ENTRIES SHOWN:
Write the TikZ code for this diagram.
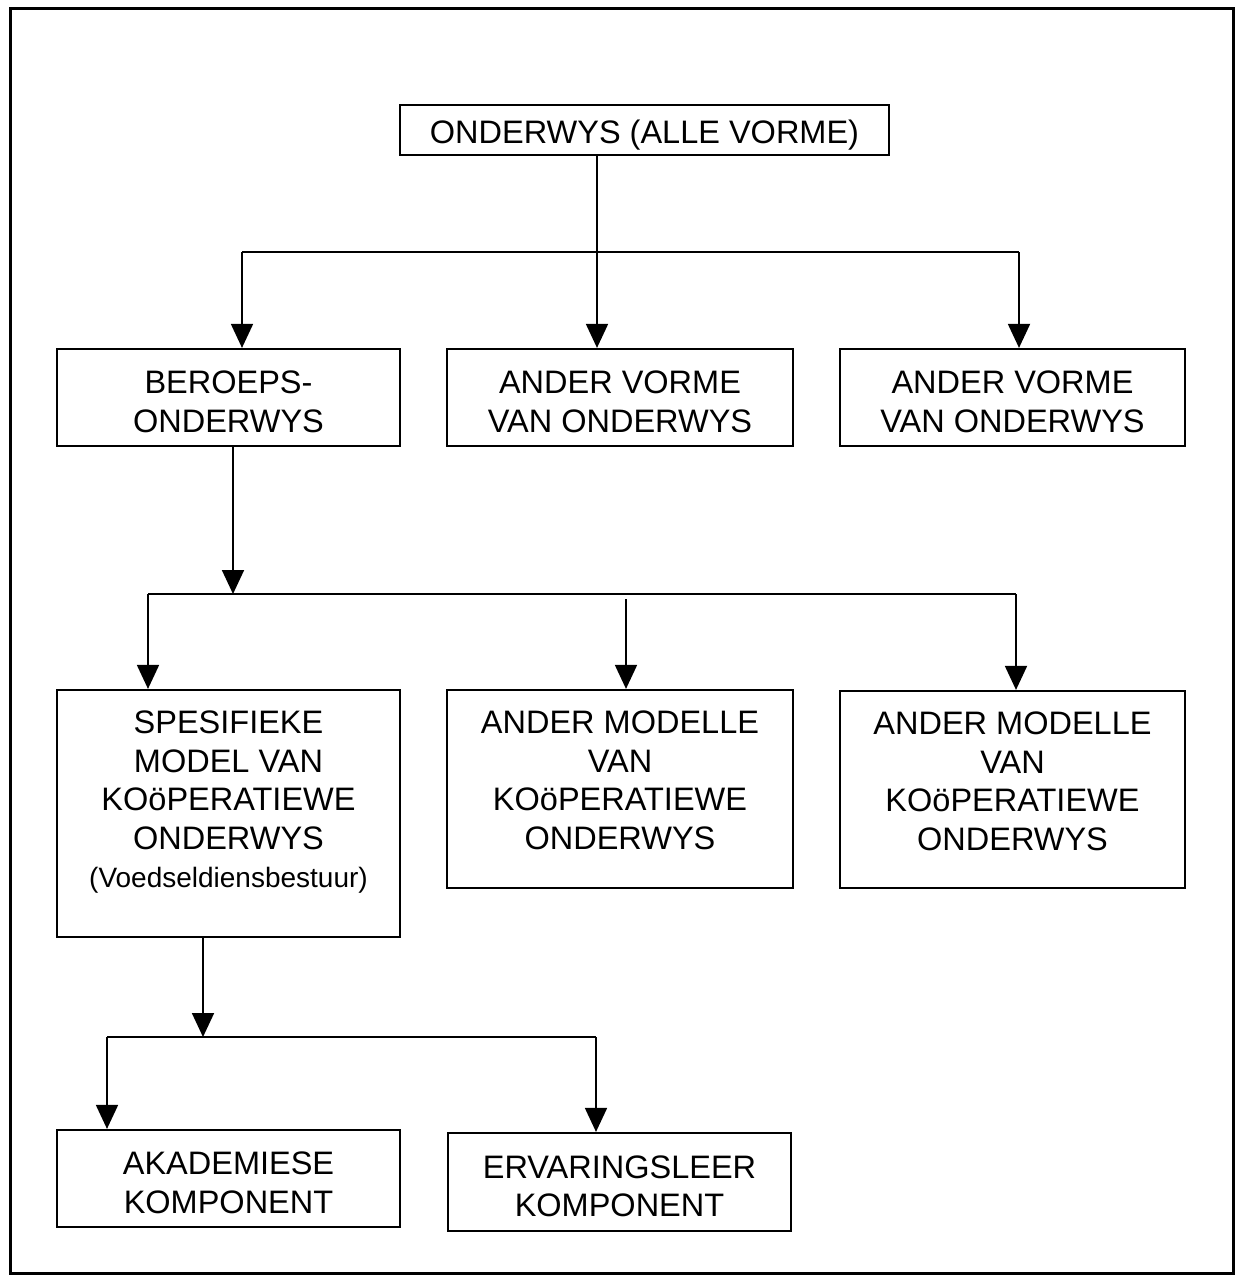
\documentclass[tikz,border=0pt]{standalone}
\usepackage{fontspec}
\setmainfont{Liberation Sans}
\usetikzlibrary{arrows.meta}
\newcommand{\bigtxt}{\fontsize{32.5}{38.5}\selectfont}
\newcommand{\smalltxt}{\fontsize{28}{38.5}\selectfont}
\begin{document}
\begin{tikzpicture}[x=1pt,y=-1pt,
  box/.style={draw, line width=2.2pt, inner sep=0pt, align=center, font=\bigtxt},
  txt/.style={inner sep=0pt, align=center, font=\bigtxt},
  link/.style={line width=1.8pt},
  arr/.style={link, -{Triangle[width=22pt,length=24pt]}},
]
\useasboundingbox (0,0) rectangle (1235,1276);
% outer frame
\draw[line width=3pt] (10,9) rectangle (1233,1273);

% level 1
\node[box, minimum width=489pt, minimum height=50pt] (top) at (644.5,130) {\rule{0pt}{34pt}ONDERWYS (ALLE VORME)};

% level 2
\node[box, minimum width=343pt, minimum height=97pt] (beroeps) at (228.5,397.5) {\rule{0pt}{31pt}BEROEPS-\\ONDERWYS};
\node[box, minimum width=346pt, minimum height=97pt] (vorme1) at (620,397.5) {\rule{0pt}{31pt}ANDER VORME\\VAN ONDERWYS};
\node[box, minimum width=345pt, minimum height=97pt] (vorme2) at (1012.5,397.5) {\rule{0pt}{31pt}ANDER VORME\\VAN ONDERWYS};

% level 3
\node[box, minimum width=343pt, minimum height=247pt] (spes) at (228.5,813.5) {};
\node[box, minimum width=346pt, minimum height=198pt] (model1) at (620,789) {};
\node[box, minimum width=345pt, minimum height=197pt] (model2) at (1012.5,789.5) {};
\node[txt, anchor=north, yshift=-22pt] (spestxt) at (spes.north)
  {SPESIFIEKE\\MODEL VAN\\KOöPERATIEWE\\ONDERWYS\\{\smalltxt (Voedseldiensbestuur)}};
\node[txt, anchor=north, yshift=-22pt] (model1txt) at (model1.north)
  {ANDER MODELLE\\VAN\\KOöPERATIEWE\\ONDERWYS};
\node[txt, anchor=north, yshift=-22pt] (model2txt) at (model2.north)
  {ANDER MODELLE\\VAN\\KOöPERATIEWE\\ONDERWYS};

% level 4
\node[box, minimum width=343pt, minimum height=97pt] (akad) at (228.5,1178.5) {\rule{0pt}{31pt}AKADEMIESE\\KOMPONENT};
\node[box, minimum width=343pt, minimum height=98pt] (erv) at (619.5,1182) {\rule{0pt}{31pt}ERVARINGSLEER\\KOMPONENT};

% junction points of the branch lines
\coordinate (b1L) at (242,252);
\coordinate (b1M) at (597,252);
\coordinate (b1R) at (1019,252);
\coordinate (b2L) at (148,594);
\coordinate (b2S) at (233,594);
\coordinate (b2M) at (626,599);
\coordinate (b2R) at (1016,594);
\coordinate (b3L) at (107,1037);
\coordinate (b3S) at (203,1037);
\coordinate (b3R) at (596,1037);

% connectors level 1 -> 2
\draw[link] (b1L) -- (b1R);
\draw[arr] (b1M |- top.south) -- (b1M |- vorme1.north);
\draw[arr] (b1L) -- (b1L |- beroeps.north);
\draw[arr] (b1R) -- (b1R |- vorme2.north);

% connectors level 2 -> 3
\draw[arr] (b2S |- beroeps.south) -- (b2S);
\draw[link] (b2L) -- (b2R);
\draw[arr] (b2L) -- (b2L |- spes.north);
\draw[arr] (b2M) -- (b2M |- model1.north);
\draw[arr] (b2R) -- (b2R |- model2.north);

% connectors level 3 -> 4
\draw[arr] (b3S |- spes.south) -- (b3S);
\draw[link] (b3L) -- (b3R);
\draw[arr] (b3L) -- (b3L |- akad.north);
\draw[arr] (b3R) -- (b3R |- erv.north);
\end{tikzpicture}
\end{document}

==

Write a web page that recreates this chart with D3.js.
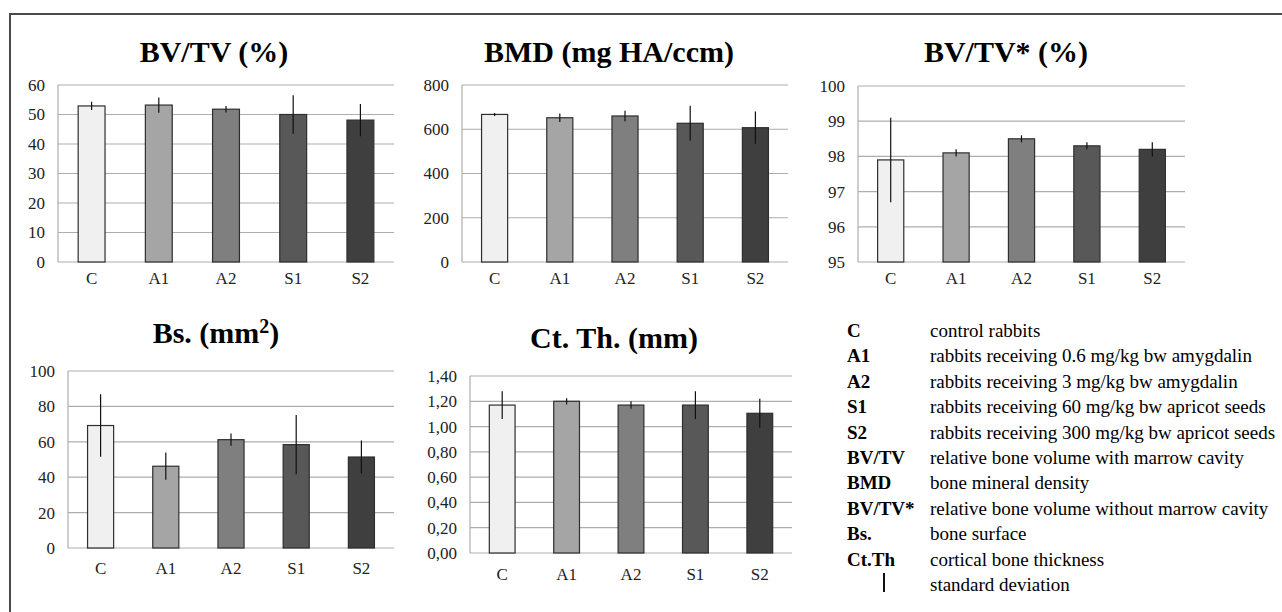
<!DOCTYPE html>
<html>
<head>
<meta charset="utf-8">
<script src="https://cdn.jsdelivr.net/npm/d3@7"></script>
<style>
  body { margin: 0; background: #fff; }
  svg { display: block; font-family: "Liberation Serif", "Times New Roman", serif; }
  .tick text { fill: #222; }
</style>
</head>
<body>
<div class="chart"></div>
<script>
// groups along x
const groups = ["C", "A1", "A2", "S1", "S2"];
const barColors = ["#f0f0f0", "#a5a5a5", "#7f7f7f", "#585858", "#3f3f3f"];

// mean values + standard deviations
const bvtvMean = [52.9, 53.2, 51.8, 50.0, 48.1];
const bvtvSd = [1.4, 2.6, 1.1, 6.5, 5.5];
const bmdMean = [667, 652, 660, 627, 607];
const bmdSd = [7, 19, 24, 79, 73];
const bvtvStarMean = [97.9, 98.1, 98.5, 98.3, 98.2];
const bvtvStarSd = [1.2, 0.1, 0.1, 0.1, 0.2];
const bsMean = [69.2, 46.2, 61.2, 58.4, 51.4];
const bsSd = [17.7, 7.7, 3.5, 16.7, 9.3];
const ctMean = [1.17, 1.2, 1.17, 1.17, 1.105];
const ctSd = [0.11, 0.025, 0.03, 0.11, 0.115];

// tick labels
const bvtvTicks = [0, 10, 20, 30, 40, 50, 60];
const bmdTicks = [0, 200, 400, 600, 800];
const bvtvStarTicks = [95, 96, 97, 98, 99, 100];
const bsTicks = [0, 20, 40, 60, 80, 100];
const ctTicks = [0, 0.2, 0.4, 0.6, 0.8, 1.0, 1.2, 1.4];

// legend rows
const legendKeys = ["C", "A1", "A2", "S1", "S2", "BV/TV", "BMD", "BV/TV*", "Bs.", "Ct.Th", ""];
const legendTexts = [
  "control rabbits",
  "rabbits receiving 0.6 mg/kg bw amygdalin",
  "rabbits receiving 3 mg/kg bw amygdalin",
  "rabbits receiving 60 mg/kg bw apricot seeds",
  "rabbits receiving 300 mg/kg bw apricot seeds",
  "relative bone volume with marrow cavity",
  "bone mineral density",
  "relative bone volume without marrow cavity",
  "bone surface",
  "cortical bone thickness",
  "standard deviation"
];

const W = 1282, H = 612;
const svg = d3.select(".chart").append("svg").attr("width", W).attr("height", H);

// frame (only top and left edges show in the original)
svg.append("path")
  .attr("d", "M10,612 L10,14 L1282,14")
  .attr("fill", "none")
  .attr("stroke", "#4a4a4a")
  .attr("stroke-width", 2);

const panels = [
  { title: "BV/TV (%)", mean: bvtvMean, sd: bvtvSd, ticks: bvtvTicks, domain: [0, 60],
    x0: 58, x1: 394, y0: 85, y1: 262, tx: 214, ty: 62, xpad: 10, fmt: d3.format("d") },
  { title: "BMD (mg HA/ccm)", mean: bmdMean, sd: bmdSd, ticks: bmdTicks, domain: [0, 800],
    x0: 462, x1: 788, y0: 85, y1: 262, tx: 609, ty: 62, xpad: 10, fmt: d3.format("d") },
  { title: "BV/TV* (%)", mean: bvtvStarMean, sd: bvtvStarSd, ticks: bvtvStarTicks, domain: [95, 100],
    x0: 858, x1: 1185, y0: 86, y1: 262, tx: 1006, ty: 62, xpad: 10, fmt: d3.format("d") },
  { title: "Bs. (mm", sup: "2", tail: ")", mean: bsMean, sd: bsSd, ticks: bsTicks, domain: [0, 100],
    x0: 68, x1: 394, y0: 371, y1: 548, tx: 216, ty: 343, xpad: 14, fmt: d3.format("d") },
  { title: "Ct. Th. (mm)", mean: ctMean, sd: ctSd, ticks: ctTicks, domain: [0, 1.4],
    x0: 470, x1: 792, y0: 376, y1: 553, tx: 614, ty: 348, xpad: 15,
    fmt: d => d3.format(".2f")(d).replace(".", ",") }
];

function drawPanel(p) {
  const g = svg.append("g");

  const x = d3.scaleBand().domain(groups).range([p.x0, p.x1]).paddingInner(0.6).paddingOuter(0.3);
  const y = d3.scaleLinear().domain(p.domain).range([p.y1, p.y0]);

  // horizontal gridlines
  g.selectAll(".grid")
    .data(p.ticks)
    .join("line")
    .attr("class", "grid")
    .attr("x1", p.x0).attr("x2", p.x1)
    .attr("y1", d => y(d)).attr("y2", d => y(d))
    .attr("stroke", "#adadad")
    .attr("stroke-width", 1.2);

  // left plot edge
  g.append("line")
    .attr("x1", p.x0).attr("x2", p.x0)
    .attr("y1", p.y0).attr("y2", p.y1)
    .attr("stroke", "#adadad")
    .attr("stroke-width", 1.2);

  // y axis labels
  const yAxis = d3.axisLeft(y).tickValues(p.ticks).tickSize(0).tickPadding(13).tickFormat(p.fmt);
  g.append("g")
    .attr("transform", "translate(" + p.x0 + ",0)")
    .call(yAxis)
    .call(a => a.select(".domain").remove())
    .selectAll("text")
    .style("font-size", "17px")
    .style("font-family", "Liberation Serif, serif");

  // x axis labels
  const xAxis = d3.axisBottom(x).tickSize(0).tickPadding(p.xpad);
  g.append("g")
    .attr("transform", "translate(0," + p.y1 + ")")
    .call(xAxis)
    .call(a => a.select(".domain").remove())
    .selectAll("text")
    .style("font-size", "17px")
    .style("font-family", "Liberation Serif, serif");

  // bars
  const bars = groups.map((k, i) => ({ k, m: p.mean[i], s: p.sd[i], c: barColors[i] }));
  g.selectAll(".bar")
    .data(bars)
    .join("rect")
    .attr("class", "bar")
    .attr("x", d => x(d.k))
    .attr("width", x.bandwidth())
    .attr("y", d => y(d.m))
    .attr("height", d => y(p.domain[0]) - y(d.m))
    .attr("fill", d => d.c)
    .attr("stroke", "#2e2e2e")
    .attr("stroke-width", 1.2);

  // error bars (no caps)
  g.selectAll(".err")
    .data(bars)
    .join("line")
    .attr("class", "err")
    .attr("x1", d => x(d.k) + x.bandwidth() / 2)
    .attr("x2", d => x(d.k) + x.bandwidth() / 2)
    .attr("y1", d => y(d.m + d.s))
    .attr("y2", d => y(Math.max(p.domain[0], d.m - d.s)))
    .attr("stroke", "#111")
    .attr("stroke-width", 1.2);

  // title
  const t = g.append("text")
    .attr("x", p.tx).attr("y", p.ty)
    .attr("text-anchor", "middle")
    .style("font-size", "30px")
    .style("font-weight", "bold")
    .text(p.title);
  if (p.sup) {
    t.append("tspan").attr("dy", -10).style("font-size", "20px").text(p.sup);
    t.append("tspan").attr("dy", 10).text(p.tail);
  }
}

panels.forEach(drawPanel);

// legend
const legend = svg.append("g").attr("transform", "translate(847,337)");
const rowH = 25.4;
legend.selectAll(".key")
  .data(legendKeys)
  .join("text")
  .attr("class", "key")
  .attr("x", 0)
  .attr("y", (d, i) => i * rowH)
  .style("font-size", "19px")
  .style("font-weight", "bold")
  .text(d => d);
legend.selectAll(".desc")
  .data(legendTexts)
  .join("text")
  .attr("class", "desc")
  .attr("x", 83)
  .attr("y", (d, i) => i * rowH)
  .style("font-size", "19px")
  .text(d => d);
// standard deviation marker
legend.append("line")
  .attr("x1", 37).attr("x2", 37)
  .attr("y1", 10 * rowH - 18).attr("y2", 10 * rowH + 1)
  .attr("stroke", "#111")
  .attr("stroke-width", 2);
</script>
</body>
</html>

DO THIS: Using the material above, copy every line in which the string "chart" occurs.

SOLUTION FOR THIS TASK:
Write a web page that recreates this chart with D3.js.
<div class="chart"></div>
const svg = d3.select(".chart").append("svg").attr("width", W).attr("height", H);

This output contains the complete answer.